(Entries with chart source code)

================================

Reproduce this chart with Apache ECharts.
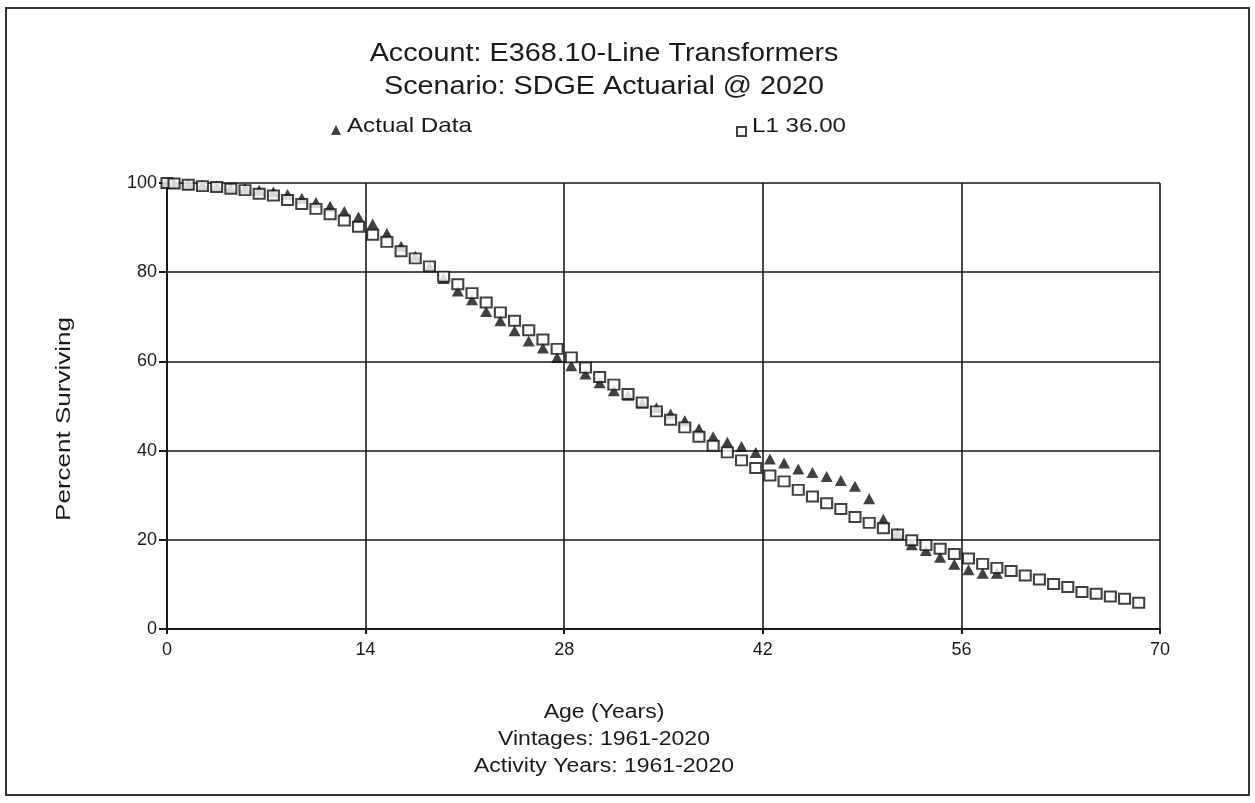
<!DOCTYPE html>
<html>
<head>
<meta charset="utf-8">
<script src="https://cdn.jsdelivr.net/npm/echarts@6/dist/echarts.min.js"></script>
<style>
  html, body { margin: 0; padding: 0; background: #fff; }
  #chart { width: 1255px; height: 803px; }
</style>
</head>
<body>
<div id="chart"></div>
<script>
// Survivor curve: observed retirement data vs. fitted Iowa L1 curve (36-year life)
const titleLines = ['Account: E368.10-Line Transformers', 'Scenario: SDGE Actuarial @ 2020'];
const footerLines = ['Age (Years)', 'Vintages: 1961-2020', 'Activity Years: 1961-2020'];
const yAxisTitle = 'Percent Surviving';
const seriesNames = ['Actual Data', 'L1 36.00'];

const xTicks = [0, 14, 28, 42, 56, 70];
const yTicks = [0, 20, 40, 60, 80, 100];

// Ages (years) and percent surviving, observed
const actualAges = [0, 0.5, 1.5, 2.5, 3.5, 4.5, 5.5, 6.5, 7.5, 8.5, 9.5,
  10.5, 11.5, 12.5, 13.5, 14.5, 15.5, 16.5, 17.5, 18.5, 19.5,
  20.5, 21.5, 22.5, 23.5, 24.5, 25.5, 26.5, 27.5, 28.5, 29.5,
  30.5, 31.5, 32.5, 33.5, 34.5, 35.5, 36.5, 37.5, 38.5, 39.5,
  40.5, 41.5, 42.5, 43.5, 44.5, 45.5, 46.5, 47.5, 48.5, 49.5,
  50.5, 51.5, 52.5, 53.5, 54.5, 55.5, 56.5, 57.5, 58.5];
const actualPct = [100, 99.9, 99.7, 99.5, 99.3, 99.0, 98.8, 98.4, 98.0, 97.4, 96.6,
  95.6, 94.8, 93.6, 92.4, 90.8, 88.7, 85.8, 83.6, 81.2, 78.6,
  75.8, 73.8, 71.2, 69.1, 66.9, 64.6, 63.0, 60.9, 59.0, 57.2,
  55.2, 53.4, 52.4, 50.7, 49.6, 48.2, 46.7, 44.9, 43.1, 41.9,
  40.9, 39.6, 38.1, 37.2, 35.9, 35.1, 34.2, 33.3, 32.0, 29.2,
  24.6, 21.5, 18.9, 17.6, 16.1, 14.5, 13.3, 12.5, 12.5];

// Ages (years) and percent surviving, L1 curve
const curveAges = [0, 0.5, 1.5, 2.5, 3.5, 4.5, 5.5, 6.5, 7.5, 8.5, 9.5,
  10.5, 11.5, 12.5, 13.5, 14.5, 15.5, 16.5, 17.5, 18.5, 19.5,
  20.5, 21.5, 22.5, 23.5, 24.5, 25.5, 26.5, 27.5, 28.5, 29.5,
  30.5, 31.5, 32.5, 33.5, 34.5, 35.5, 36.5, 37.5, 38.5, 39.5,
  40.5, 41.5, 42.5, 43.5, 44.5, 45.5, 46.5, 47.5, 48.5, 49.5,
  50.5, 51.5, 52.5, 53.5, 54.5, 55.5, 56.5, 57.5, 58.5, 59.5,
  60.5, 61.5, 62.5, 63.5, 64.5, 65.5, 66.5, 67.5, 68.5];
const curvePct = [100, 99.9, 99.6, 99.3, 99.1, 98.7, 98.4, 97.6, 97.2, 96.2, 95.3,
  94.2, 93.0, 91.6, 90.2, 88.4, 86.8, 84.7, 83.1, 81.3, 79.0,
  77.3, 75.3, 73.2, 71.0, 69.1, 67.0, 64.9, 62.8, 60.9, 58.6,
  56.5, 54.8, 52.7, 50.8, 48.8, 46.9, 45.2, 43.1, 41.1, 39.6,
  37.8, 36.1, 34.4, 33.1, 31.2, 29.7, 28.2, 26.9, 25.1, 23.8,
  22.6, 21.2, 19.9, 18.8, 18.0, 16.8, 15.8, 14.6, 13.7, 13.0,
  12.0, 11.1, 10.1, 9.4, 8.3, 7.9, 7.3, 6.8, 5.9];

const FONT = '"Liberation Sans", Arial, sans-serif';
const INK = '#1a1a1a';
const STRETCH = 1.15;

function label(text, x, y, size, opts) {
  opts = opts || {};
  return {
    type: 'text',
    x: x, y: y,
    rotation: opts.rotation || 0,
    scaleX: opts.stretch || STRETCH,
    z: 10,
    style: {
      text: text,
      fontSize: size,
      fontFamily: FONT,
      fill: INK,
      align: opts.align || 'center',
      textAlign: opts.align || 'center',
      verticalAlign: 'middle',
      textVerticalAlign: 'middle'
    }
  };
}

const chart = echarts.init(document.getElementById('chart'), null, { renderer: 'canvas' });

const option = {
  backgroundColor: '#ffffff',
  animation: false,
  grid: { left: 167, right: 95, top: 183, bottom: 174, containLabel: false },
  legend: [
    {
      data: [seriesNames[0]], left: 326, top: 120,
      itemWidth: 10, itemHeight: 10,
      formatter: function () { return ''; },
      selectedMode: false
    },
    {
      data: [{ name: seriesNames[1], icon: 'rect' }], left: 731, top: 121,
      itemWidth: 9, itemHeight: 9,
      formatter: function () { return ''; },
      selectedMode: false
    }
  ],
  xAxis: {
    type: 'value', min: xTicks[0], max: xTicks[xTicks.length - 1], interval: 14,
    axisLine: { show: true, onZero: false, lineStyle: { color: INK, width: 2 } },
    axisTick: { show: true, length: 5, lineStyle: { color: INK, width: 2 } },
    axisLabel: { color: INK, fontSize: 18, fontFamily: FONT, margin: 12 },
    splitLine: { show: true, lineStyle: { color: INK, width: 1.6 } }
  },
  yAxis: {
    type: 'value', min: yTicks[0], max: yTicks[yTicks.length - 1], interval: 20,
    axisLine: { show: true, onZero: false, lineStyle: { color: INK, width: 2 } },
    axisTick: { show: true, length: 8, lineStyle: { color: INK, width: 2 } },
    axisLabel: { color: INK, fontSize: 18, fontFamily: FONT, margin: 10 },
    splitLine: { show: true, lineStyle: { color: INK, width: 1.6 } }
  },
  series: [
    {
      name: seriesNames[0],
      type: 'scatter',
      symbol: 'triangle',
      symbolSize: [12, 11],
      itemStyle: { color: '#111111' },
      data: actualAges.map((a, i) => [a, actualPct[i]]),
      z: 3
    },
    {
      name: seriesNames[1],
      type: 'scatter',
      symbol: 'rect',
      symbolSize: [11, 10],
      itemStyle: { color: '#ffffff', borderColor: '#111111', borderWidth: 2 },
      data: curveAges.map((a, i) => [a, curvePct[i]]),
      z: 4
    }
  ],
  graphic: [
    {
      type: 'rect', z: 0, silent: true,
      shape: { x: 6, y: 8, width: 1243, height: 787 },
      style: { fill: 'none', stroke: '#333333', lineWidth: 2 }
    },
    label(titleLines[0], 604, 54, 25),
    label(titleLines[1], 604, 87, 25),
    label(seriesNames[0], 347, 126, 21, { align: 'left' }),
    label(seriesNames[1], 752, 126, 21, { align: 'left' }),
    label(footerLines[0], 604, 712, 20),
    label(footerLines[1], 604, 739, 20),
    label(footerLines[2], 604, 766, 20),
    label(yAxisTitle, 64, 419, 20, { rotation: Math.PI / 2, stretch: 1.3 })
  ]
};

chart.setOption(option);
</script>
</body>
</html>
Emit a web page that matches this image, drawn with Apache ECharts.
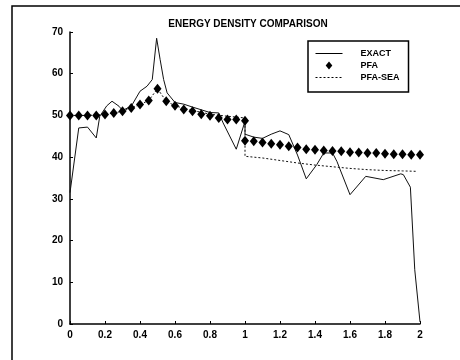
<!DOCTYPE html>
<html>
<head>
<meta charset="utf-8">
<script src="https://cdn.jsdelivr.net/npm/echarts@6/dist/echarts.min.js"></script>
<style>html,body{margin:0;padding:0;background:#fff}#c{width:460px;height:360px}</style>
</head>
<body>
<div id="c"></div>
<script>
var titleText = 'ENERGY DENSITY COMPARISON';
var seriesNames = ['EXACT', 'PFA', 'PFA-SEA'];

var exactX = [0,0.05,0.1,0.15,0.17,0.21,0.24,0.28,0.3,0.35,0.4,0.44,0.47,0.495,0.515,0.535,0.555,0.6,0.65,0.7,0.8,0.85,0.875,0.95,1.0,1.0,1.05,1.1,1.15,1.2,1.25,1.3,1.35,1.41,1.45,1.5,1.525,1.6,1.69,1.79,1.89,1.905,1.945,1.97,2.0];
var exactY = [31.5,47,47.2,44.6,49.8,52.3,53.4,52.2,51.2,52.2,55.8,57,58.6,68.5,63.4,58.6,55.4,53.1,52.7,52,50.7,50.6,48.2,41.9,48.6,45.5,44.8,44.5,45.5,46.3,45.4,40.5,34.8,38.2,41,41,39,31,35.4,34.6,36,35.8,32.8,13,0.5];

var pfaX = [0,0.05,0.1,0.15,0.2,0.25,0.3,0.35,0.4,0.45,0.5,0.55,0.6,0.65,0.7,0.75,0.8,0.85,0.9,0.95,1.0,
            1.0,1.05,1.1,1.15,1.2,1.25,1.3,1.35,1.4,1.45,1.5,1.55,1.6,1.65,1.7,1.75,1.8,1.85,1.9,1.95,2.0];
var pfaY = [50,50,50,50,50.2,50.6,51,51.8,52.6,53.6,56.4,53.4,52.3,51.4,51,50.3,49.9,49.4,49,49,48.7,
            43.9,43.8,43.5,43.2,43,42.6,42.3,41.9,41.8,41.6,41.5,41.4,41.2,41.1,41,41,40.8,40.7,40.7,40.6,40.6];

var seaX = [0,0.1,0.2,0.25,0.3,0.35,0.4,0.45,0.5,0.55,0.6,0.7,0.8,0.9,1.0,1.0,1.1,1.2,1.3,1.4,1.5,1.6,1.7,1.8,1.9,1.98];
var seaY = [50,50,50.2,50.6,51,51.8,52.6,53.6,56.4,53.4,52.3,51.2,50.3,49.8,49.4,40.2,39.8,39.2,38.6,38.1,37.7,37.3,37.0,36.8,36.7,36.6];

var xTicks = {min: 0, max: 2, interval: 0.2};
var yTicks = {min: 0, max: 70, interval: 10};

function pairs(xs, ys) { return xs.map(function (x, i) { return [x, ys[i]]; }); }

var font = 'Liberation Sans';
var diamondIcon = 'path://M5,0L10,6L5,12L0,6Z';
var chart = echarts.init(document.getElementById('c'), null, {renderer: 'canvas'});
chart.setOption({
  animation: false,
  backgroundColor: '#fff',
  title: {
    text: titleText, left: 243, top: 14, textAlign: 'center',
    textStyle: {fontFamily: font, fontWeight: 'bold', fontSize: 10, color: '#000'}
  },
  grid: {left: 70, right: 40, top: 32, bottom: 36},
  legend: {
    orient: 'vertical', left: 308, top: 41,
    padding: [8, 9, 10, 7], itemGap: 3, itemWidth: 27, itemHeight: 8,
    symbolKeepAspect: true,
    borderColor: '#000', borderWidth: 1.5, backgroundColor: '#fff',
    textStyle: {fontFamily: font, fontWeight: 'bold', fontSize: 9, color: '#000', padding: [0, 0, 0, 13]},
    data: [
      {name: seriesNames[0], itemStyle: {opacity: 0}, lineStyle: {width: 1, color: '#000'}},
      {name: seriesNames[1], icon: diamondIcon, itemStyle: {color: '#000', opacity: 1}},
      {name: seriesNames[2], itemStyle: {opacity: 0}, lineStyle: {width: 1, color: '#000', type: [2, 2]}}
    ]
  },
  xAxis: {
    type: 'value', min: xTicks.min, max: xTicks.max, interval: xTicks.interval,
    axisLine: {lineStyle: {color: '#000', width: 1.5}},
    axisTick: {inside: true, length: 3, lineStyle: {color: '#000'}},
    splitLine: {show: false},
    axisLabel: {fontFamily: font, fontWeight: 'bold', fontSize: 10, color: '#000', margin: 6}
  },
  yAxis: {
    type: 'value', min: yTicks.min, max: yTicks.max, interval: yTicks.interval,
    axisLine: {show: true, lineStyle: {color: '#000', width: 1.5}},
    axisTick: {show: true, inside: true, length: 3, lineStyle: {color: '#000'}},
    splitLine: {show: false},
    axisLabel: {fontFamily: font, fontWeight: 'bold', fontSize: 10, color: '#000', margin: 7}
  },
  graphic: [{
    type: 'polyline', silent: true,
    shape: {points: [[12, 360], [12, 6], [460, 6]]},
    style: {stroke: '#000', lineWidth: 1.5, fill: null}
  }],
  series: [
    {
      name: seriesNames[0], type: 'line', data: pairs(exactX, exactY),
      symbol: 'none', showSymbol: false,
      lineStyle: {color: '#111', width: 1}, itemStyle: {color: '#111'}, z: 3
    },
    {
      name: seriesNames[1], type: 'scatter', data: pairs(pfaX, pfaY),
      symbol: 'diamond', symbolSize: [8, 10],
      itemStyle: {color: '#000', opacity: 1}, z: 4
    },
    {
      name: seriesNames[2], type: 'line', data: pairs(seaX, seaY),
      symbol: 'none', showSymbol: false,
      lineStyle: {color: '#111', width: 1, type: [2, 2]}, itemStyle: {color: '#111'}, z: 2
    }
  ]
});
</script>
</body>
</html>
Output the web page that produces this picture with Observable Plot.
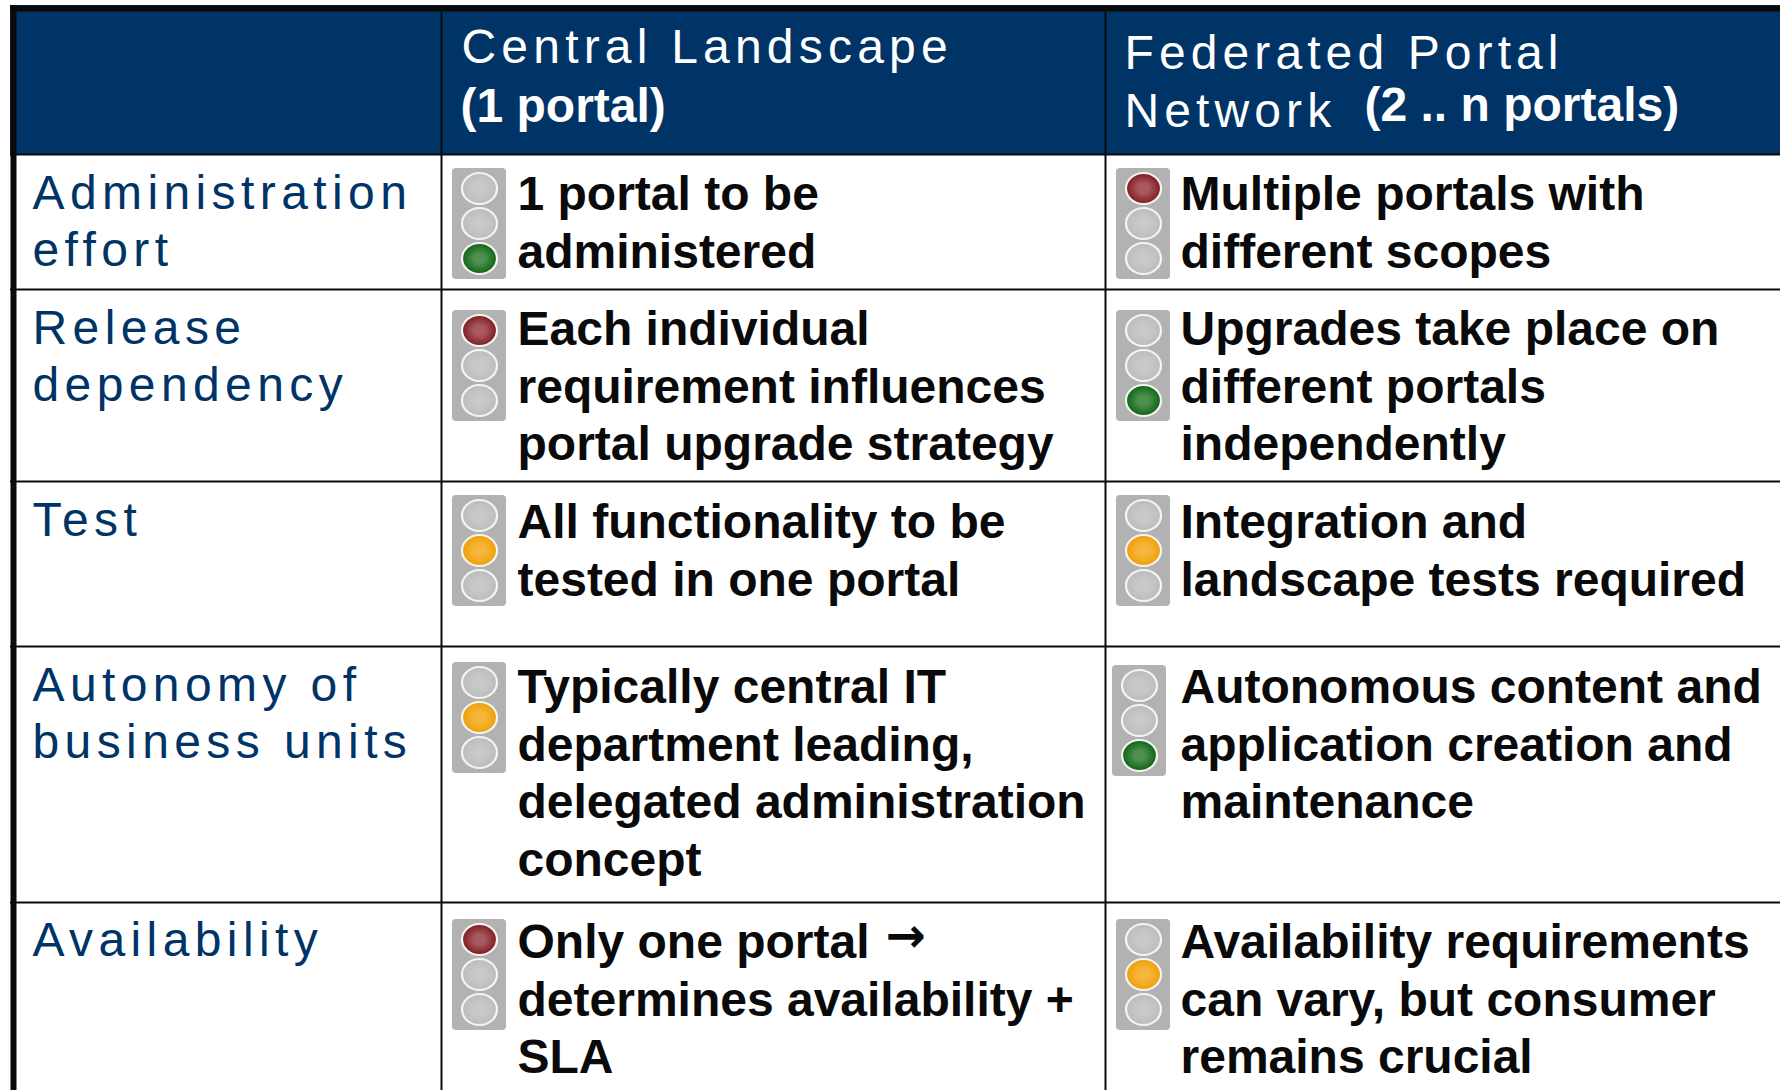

================================

Aim of the task: Transcribe, exactly as written, the lines starting at the one with "Emit a web page" and ending at the one with "var seriesNames = ['EXACT', 'PFA', 'PFA-SEA'];", and nothing more. Pictures are not part of the copy.

Correct output:
Emit a web page that matches this image, drawn with Apache ECharts.
<!DOCTYPE html>
<html>
<head>
<meta charset="utf-8">
<script src="https://cdn.jsdelivr.net/npm/echarts@6/dist/echarts.min.js"></script>
<style>html,body{margin:0;padding:0;background:#fff}#c{width:460px;height:360px}</style>
</head>
<body>
<div id="c"></div>
<script>
var titleText = 'ENERGY DENSITY COMPARISON';
var seriesNames = ['EXACT', 'PFA', 'PFA-SEA'];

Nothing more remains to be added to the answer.